Scientists: California-Mexico border can expect aftershocks for years after major quake

LOS ANGELES (AP) — To the crowd of baseball fans cheering at San Diego's Petco Park, the jolt in the eighth inning came as a surprise.

But for scientists, Monday night's magnitude-5.7 earthquake was the kind of aftershock they expected from the deadly magnitude-7.2 Easter Sunday quake centered in Baja California two months earlier.

Major shakers tend to produce aftershocks for months and sometimes years, scientists say.

"People in the border region should expect more aftershocks and earthquakes in general in future years," said seismologist Egill Hauksson of the California Institute of Technology in Pasadena. "The earthquake history of the region is very rich."

A similar-sized earthquake in 1992 — the magnitude-7.3 Landers quake that rattled the Mojave Desert northeast of Los Angeles — has unleashed about 10,000 aftershocks in a sequence that continues today.

Monday's quake was the largest aftershock yet from the Easter shaker. Its epicenter was 85 miles east of San Diego, near the U.S.-Mexico border.

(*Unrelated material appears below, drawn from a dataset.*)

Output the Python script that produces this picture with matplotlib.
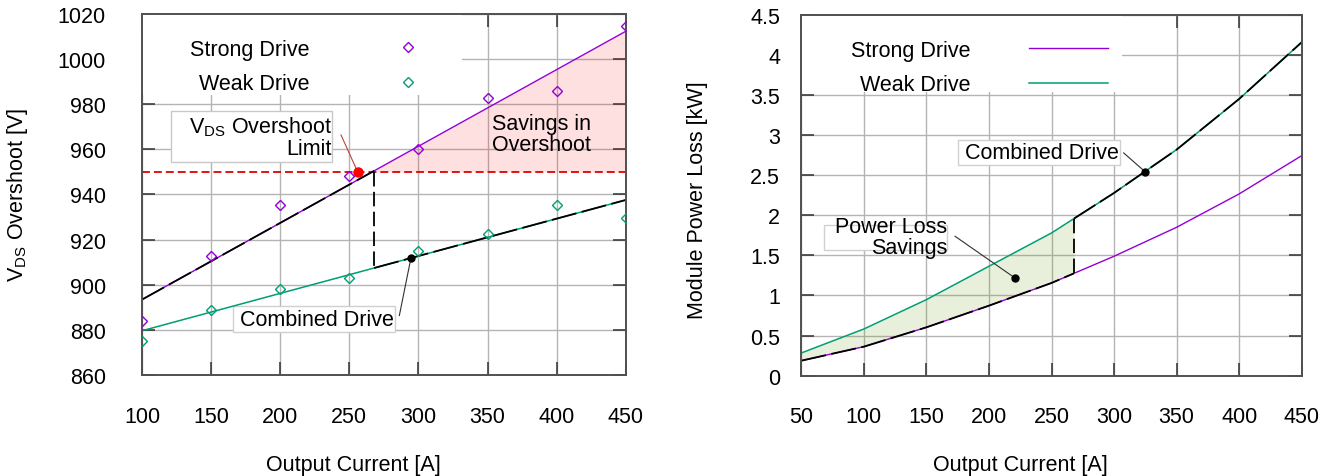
import numpy as np
import matplotlib
matplotlib.use('Agg')
import matplotlib.pyplot as plt
from matplotlib.patches import Rectangle
from matplotlib.lines import Line2D

plt.rcParams['font.family'] = ['Liberation Sans', 'DejaVu Sans']
plt.rcParams['mathtext.fontset'] = 'custom'
plt.rcParams['mathtext.rm'] = 'Liberation Sans'
plt.rcParams['mathtext.it'] = 'Liberation Sans:italic'
plt.rcParams['mathtext.bf'] = 'Liberation Sans:bold'

# ---------------- data: left (VDS overshoot) ----------------
current = [100, 150, 200, 250, 300, 350, 400, 450]
strong_vds = [884.0, 912.6, 935.4, 948.0, 960.1, 982.7, 985.9, 1014.4]
weak_vds = [875.2, 888.9, 898.2, 903.0, 915.1, 922.6, 935.2, 929.4]
fit_current = [100, 450]
strong_fit = [893.4, 1012.2]
weak_fit = [879.6, 937.5]
vds_limit = 950
switch_current = 268
limit_dot = (256, 950)
limit_note_from = (244, 966.3)
combined_dot_left = (294.6, 911.8)
combined_note_left_from = (286.2, 886.3)

# ---------------- data: right (power loss) ----------------
pl_current = [50, 100, 150, 200, 250, 300, 350, 400, 450]
strong_pl = [0.187, 0.362, 0.603, 0.873, 1.156, 1.489, 1.85, 2.266, 2.743]
weak_pl = [0.283, 0.582, 0.948, 1.364, 1.779, 2.278, 2.818, 3.45, 4.157]
pl_switch = 268
combined_dot_right = (325, 2.54)
combined_note_right_from = (307.7, 2.777)
savings_dot = (220.8, 1.218)
savings_note_from = (172.9, 1.738)

left_xticks = [100, 150, 200, 250, 300, 350, 400, 450]
left_yticks = [860, 880, 900, 920, 940, 960, 980, 1000, 1020]
right_xticks = [50, 100, 150, 200, 250, 300, 350, 400, 450]
right_yticks = [0, 0.5, 1, 1.5, 2, 2.5, 3, 3.5, 4, 4.5]
right_ylabels = ['0', '0.5', '1', '1.5', '2', '2.5', '3', '3.5', '4', '4.5']

PURPLE = '#9400d3'
GREEN = '#009e73'
RED = '#e00000'
FS = 15.5

W, H = 1327, 477
fig = plt.figure(figsize=(W / 100, H / 100), dpi=100)


def px_axes(x0, y0, x1, y1):
    return fig.add_axes([x0 / W, 1 - y1 / H, (x1 - x0) / W, (y1 - y0) / H])


ax1 = px_axes(142, 14.7, 625.7, 376)
ax2 = px_axes(801.3, 15.7, 1301.7, 376.7)


def style(ax, ypad):
    ax.grid(True, color='#b4b4b4', lw=1.0)
    ax.set_axisbelow(True)
    for s in ax.spines.values():
        s.set_color('#505050')
        s.set_linewidth(1.4)
    ax.tick_params(axis='both', direction='in', length=9.5, width=1.1,
                   color='#303030', top=True, right=True, labelsize=FS)
    ax.tick_params(axis='x', pad=22)
    ax.tick_params(axis='y', pad=ypad)


style(ax1, 26)
style(ax2, 15.3)

# ---------------- left plot ----------------
ax1.set_xlim(100, 450)
ax1.set_ylim(860, 1020)
ax1.set_xticks(left_xticks)
ax1.set_yticks(left_yticks)

# legend background
ax1.add_patch(Rectangle((0, (376 - 96) / 361.3), (462 - 142) / 483.7, 1,
                        transform=ax1.transAxes, facecolor='white',
                        edgecolor='none', zorder=1.5))

fill_x = np.array([switch_current, 300, 350, 400, 450])
fill_top = np.interp(fill_x, fit_current, strong_fit)
ax1.fill_between(fill_x, vds_limit, fill_top, color='red', alpha=0.12,
                 lw=0, zorder=1)

ax1.plot(fit_current, strong_fit, color=PURPLE, lw=1.0, zorder=2)
ax1.plot(fit_current, weak_fit, color=GREEN, lw=1.1, zorder=2)
ax1.plot(current, strong_vds, 'D', mfc='none', mec=PURPLE, ms=5.3, mew=1.0,
         zorder=3)
ax1.plot(current, weak_vds, 'D', mfc='none', mec=GREEN, ms=5.3, mew=1.0,
         zorder=3)
ax1.axhline(vds_limit, color=RED, lw=1.3, dashes=(4.4, 2.2), zorder=2.2)

sw_strong = np.interp(switch_current, fit_current, strong_fit)
sw_weak = np.interp(switch_current, fit_current, weak_fit)
ax1.plot([fit_current[0], switch_current], [strong_fit[0], sw_strong],
         color='black', lw=1.3, dashes=(14, 3), zorder=2.3)
ax1.plot([switch_current, switch_current], [vds_limit, sw_weak],
         color='black', lw=1.3, dashes=(8, 3), zorder=2.3)
ax1.plot([switch_current, fit_current[1]], [sw_weak, weak_fit[1]],
         color='black', lw=1.3, dashes=(14, 3), zorder=2.3)

ax1.plot(*limit_dot, 'o', color='red', ms=6.5, zorder=4)
ax1.plot(*combined_dot_left, 'o', color='black', ms=5, zorder=4)
ax1.plot([limit_note_from[0], limit_dot[0]], [limit_note_from[1], limit_dot[1]],
         color='#c04040', lw=0.8, zorder=3.5)
ax1.plot([combined_note_left_from[0], combined_dot_left[0]],
         [combined_note_left_from[1], combined_dot_left[1]],
         color='#303030', lw=0.8, zorder=3.5)

# annotation boxes
ax1.add_patch(Rectangle((120.8, 954.3), 237.5 - 120.8, 976.9 - 954.3,
                        facecolor='white', edgecolor='#c8c8c8', lw=1.0,
                        zorder=1.6))
ax1.add_patch(Rectangle((166.0, 878.9), 283.0 - 166.0, 890.7 - 878.9,
                        facecolor='white', edgecolor='#d0d0d0', lw=1.0,
                        zorder=1.6))
ax1.text(237.5, 965.6, 'V$_{\\mathrm{DS}}$ Overshoot\nLimit', ha='right',
         va='center', multialignment='right', fontsize=FS, linespacing=1.0,
         zorder=4)
ax1.text(353.6, 966.8, 'Savings in\nOvershoot', ha='left', va='center',
         fontsize=FS, linespacing=1.0, zorder=4)
ax1.text(282.3, 884.5, 'Combined Drive', ha='right', va='center',
         fontsize=FS, zorder=4)

h1 = [Line2D([], [], marker='D', ls='none', mfc='none', mec=PURPLE, ms=5.3),
      Line2D([], [], marker='D', ls='none', mfc='none', mec=GREEN, ms=5.3)]
leg1 = ax1.legend(h1, ['Strong Drive', 'Weak Drive'], loc='upper right',
                  bbox_to_anchor=(0.6326, 0.93), frameon=False,
                  markerfirst=False, fontsize=FS, handlelength=3.67,
                  handletextpad=2.74, labelspacing=0.61, borderpad=0,
                  borderaxespad=0)
leg1.set_zorder(4)

ax1.set_xlabel('Output Current [A]', fontsize=FS)
ax1.xaxis.label.set_va('center')
ax1.xaxis.set_label_coords(0.437, (376 - 466) / 361.3)
ax1.set_ylabel('V$_{\\mathrm{DS}}$ Overshoot [V]', fontsize=FS)
ax1.yaxis.label.set_va('center')
ax1.yaxis.set_label_coords((18 - 142) / 483.7, 0.5)

# ---------------- right plot ----------------
ax2.set_xlim(50, 450)
ax2.set_ylim(0, 4.5)
ax2.set_xticks(right_xticks)
ax2.set_yticks(right_yticks)
ax2.set_yticklabels(right_ylabels)

ax2.add_patch(Rectangle((0, (376.7 - 93) / 361), (1122 - 801.3) / 500.4, 1,
                        transform=ax2.transAxes, facecolor='white',
                        edgecolor='none', zorder=1.5))

pl_x = np.array(pl_current, dtype=float)
sw_s = np.interp(pl_switch, pl_current, strong_pl)
sw_w = np.interp(pl_switch, pl_current, weak_pl)
low_mask = pl_x < pl_switch
fx = np.append(pl_x[low_mask], pl_switch)
ax2.fill_between(fx, np.append(np.array(strong_pl)[low_mask], sw_s),
                 np.append(np.array(weak_pl)[low_mask], sw_w),
                 color='#669b16', alpha=0.15, lw=0, zorder=1)

ax2.plot(pl_current, strong_pl, color=PURPLE, lw=1.0, zorder=2)
ax2.plot(pl_current, weak_pl, color=GREEN, lw=1.1, zorder=2)

ax2.plot(fx, np.append(np.array(strong_pl)[low_mask], sw_s), color='black',
         lw=1.3, dashes=(14, 3), zorder=2.3)
ax2.plot([pl_switch, pl_switch], [sw_s, sw_w], color='black', lw=1.3,
         dashes=(8, 3), zorder=2.3)
hi_mask = pl_x > pl_switch
ax2.plot(np.insert(pl_x[hi_mask], 0, pl_switch),
         np.insert(np.array(weak_pl)[hi_mask], 0, sw_w), color='black',
         lw=1.3, dashes=(14, 3), zorder=2.3)

ax2.plot(*combined_dot_right, 'o', color='black', ms=5, zorder=4)
ax2.plot(*savings_dot, 'o', color='black', ms=5, zorder=4)
ax2.plot([combined_note_right_from[0], combined_dot_right[0]],
         [combined_note_right_from[1], combined_dot_right[1]],
         color='#303030', lw=0.8, zorder=3.5)
ax2.plot([savings_note_from[0], savings_dot[0]],
         [savings_note_from[1], savings_dot[1]],
         color='#303030', lw=0.8, zorder=3.5)

ax2.add_patch(Rectangle((175, 2.63), 305 - 175, 2.94 - 2.63,
                        facecolor='white', edgecolor='#d0d0d0', lw=1.0,
                        zorder=1.6))
ax2.add_patch(Rectangle((68, 1.571), 166.8 - 68, 1.883 - 1.571,
                        facecolor='white', edgecolor='#d0d0d0', lw=1.0,
                        zorder=1.6))
ax2.text(304, 2.785, 'Combined Drive', ha='right', va='center', fontsize=FS,
         zorder=4)
ax2.text(166.8, 1.731, 'Power Loss\nSavings', ha='right', va='center',
         multialignment='right', fontsize=FS, linespacing=1.0, zorder=4)

h2 = [Line2D([], [], color=PURPLE, lw=1.0),
      Line2D([], [], color=GREEN, lw=1.1)]
leg2 = ax2.legend(h2, ['Strong Drive', 'Weak Drive'], loc='upper right',
                  bbox_to_anchor=(0.613, 0.93), frameon=False,
                  markerfirst=False, fontsize=FS, handlelength=3.67,
                  handletextpad=2.74, labelspacing=0.61, borderpad=0,
                  borderaxespad=0)
leg2.set_zorder(4)

ax2.set_xlabel('Output Current [A]', fontsize=FS)
ax2.xaxis.label.set_va('center')
ax2.xaxis.set_label_coords(0.437, (376.7 - 466) / 361)
ax2.set_ylabel('Module Power Loss [kW]', fontsize=FS)
ax2.yaxis.label.set_va('center')
ax2.yaxis.set_label_coords((697 - 801.3) / 500.4, 0.49)

fig.savefig('out.png', dpi=100)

There were no serious injuries or damage, but the game between the Toronto Blue Jays and San Diego Padres was briefly interrupted until the shaking stopped. South of the border in Mexicali, 17 hospitals were evacuated.

Aftershocks are smaller quakes that follow a main shock and usually occur in the same area. After a big quake, the Earth continually readjusts itself in the form of aftershocks.

More than 5,000 aftershocks have struck around the border since the April 4 Baja California quake that killed two people in Mexico and caused $100 million in damage in California alone.

A half-dozen of the aftershocks were larger than magnitude-5, but the vast majority were too weak to be felt.

"We are not surprised to see an aftershock of this magnitude 2½ months after the main shock," said geophysicist Paul Earle of the U.S. Geological Survey's National Earthquake Information Center.

A USGS report Tuesday said the overall aftershock sequence after the magnitude-5.7 tremor was three or four times higher than a typical sequence in California.

Over the next seven days, there is a 26 percent chance of one or more quakes of magnitude-5 or greater, the report said, noting that the probabilities would change if the sequence slowed to a more normal rate.